The data must be written out once more, precisely as given.
"""
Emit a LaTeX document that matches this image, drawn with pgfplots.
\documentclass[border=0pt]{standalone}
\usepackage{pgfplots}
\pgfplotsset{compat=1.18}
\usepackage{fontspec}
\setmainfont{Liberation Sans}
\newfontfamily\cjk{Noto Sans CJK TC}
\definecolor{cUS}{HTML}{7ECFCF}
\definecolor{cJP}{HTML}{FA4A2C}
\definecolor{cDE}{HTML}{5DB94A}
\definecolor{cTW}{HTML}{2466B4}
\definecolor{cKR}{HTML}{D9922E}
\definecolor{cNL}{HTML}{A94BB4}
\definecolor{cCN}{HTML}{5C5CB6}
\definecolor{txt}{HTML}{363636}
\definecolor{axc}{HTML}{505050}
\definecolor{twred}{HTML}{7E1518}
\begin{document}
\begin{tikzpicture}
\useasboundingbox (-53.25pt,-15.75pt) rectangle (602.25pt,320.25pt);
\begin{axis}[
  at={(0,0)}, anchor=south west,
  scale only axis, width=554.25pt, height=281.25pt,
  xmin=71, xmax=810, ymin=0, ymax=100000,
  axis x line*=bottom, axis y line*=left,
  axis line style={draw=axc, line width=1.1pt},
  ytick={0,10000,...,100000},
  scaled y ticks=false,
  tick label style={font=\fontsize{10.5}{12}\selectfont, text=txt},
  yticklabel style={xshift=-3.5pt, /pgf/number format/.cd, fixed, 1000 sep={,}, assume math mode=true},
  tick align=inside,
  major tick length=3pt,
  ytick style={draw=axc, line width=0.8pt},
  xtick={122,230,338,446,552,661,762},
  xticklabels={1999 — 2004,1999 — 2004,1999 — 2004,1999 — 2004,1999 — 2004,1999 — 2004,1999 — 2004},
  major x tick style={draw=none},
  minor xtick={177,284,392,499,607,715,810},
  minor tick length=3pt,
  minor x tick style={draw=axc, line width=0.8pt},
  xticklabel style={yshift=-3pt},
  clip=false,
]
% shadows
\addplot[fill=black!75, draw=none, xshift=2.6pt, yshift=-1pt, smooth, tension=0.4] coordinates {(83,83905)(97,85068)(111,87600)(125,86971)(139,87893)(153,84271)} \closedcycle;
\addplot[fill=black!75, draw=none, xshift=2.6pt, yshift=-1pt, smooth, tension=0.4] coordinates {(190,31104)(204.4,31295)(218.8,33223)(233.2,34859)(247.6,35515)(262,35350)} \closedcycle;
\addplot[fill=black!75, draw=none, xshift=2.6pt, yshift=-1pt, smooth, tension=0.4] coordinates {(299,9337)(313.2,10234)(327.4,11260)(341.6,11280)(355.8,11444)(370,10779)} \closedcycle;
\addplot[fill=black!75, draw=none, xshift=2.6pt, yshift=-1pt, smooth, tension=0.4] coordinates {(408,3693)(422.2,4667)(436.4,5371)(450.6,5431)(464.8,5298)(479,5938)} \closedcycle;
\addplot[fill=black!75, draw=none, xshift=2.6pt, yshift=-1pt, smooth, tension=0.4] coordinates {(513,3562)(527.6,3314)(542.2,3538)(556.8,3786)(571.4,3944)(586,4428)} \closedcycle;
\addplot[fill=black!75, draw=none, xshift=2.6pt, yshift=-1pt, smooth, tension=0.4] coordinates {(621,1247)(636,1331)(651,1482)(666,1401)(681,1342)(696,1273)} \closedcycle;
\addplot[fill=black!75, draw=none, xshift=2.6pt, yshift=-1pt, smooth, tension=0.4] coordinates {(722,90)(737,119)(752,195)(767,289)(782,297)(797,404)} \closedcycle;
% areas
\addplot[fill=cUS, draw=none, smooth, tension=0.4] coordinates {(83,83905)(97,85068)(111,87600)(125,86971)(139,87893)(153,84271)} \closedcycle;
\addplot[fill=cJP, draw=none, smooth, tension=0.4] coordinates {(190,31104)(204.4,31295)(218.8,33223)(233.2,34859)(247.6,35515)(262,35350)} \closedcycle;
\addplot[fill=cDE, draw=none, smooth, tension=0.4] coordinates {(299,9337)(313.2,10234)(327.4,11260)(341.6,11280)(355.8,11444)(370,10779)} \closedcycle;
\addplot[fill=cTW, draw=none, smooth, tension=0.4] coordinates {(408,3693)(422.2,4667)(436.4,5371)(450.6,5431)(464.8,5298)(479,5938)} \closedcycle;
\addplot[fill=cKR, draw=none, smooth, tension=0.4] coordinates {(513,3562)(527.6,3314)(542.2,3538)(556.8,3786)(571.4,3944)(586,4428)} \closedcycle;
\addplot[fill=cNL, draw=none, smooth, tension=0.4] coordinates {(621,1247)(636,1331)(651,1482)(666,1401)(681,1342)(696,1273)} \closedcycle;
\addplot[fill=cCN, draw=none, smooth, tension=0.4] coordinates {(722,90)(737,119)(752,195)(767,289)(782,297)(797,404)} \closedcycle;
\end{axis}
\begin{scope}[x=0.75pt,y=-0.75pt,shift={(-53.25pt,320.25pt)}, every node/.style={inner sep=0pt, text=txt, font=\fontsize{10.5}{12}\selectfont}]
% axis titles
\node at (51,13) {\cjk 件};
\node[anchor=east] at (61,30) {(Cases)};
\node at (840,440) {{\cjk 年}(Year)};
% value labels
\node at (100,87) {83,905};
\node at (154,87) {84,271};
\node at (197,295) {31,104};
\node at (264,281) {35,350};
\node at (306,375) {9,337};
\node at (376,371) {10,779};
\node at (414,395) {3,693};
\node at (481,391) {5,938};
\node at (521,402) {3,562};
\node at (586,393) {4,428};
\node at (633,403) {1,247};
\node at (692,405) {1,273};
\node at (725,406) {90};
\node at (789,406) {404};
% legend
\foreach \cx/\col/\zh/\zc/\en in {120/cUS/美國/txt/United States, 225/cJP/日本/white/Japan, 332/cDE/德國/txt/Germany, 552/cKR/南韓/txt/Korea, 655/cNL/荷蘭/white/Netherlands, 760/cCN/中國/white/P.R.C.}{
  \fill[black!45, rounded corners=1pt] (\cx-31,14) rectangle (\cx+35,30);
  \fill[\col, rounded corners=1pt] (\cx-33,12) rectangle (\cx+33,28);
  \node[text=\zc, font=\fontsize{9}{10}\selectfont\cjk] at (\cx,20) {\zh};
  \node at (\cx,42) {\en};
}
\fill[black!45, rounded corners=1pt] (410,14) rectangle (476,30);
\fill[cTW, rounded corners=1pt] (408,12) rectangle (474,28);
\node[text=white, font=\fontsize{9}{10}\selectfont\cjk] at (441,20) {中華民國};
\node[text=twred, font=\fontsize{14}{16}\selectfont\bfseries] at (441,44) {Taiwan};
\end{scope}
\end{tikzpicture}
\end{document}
"""
## SOLUTION TO THE EXERCISE
Emit a LaTeX document that matches this image, drawn with pgfplots.
\documentclass[border=0pt]{standalone}
\usepackage{pgfplots}
\pgfplotsset{compat=1.18}
\usepackage{fontspec}
\setmainfont{Liberation Sans}
\newfontfamily\cjk{Noto Sans CJK TC}
\definecolor{cUS}{HTML}{7ECFCF}
\definecolor{cJP}{HTML}{FA4A2C}
\definecolor{cDE}{HTML}{5DB94A}
\definecolor{cTW}{HTML}{2466B4}
\definecolor{cKR}{HTML}{D9922E}
\definecolor{cNL}{HTML}{A94BB4}
\definecolor{cCN}{HTML}{5C5CB6}
\definecolor{txt}{HTML}{363636}
\definecolor{axc}{HTML}{505050}
\definecolor{twred}{HTML}{7E1518}
\begin{document}
\begin{tikzpicture}
\useasboundingbox (-53.25pt,-15.75pt) rectangle (602.25pt,320.25pt);
\begin{axis}[
  at={(0,0)}, anchor=south west,
  scale only axis, width=554.25pt, height=281.25pt,
  xmin=71, xmax=810, ymin=0, ymax=100000,
  axis x line*=bottom, axis y line*=left,
  axis line style={draw=axc, line width=1.1pt},
  ytick={0,10000,...,100000},
  scaled y ticks=false,
  tick label style={font=\fontsize{10.5}{12}\selectfont, text=txt},
  yticklabel style={xshift=-3.5pt, /pgf/number format/.cd, fixed, 1000 sep={,}, assume math mode=true},
  tick align=inside,
  major tick length=3pt,
  ytick style={draw=axc, line width=0.8pt},
  xtick={122,230,338,446,552,661,762},
  xticklabels={1999 — 2004,1999 — 2004,1999 — 2004,1999 — 2004,1999 — 2004,1999 — 2004,1999 — 2004},
  major x tick style={draw=none},
  minor xtick={177,284,392,499,607,715,810},
  minor tick length=3pt,
  minor x tick style={draw=axc, line width=0.8pt},
  xticklabel style={yshift=-3pt},
  clip=false,
]
% shadows
\addplot[fill=black!75, draw=none, xshift=2.6pt, yshift=-1pt, smooth, tension=0.4] coordinates {(83,83905)(97,85068)(111,87600)(125,86971)(139,87893)(153,84271)} \closedcycle;
\addplot[fill=black!75, draw=none, xshift=2.6pt, yshift=-1pt, smooth, tension=0.4] coordinates {(190,31104)(204.4,31295)(218.8,33223)(233.2,34859)(247.6,35515)(262,35350)} \closedcycle;
\addplot[fill=black!75, draw=none, xshift=2.6pt, yshift=-1pt, smooth, tension=0.4] coordinates {(299,9337)(313.2,10234)(327.4,11260)(341.6,11280)(355.8,11444)(370,10779)} \closedcycle;
\addplot[fill=black!75, draw=none, xshift=2.6pt, yshift=-1pt, smooth, tension=0.4] coordinates {(408,3693)(422.2,4667)(436.4,5371)(450.6,5431)(464.8,5298)(479,5938)} \closedcycle;
\addplot[fill=black!75, draw=none, xshift=2.6pt, yshift=-1pt, smooth, tension=0.4] coordinates {(513,3562)(527.6,3314)(542.2,3538)(556.8,3786)(571.4,3944)(586,4428)} \closedcycle;
\addplot[fill=black!75, draw=none, xshift=2.6pt, yshift=-1pt, smooth, tension=0.4] coordinates {(621,1247)(636,1331)(651,1482)(666,1401)(681,1342)(696,1273)} \closedcycle;
\addplot[fill=black!75, draw=none, xshift=2.6pt, yshift=-1pt, smooth, tension=0.4] coordinates {(722,90)(737,119)(752,195)(767,289)(782,297)(797,404)} \closedcycle;
% areas
\addplot[fill=cUS, draw=none, smooth, tension=0.4] coordinates {(83,83905)(97,85068)(111,87600)(125,86971)(139,87893)(153,84271)} \closedcycle;
\addplot[fill=cJP, draw=none, smooth, tension=0.4] coordinates {(190,31104)(204.4,31295)(218.8,33223)(233.2,34859)(247.6,35515)(262,35350)} \closedcycle;
\addplot[fill=cDE, draw=none, smooth, tension=0.4] coordinates {(299,9337)(313.2,10234)(327.4,11260)(341.6,11280)(355.8,11444)(370,10779)} \closedcycle;
\addplot[fill=cTW, draw=none, smooth, tension=0.4] coordinates {(408,3693)(422.2,4667)(436.4,5371)(450.6,5431)(464.8,5298)(479,5938)} \closedcycle;
\addplot[fill=cKR, draw=none, smooth, tension=0.4] coordinates {(513,3562)(527.6,3314)(542.2,3538)(556.8,3786)(571.4,3944)(586,4428)} \closedcycle;
\addplot[fill=cNL, draw=none, smooth, tension=0.4] coordinates {(621,1247)(636,1331)(651,1482)(666,1401)(681,1342)(696,1273)} \closedcycle;
\addplot[fill=cCN, draw=none, smooth, tension=0.4] coordinates {(722,90)(737,119)(752,195)(767,289)(782,297)(797,404)} \closedcycle;
\end{axis}
\begin{scope}[x=0.75pt,y=-0.75pt,shift={(-53.25pt,320.25pt)}, every node/.style={inner sep=0pt, text=txt, font=\fontsize{10.5}{12}\selectfont}]
% axis titles
\node at (51,13) {\cjk 件};
\node[anchor=east] at (61,30) {(Cases)};
\node at (840,440) {{\cjk 年}(Year)};
% value labels
\node at (100,87) {83,905};
\node at (154,87) {84,271};
\node at (197,295) {31,104};
\node at (264,281) {35,350};
\node at (306,375) {9,337};
\node at (376,371) {10,779};
\node at (414,395) {3,693};
\node at (481,391) {5,938};
\node at (521,402) {3,562};
\node at (586,393) {4,428};
\node at (633,403) {1,247};
\node at (692,405) {1,273};
\node at (725,406) {90};
\node at (789,406) {404};
% legend
\foreach \cx/\col/\zh/\zc/\en in {120/cUS/美國/txt/United States, 225/cJP/日本/white/Japan, 332/cDE/德國/txt/Germany, 552/cKR/南韓/txt/Korea, 655/cNL/荷蘭/white/Netherlands, 760/cCN/中國/white/P.R.C.}{
  \fill[black!45, rounded corners=1pt] (\cx-31,14) rectangle (\cx+35,30);
  \fill[\col, rounded corners=1pt] (\cx-33,12) rectangle (\cx+33,28);
  \node[text=\zc, font=\fontsize{9}{10}\selectfont\cjk] at (\cx,20) {\zh};
  \node at (\cx,42) {\en};
}
\fill[black!45, rounded corners=1pt] (410,14) rectangle (476,30);
\fill[cTW, rounded corners=1pt] (408,12) rectangle (474,28);
\node[text=white, font=\fontsize{9}{10}\selectfont\cjk] at (441,20) {中華民國};
\node[text=twred, font=\fontsize{14}{16}\selectfont\bfseries] at (441,44) {Taiwan};
\end{scope}
\end{tikzpicture}
\end{document}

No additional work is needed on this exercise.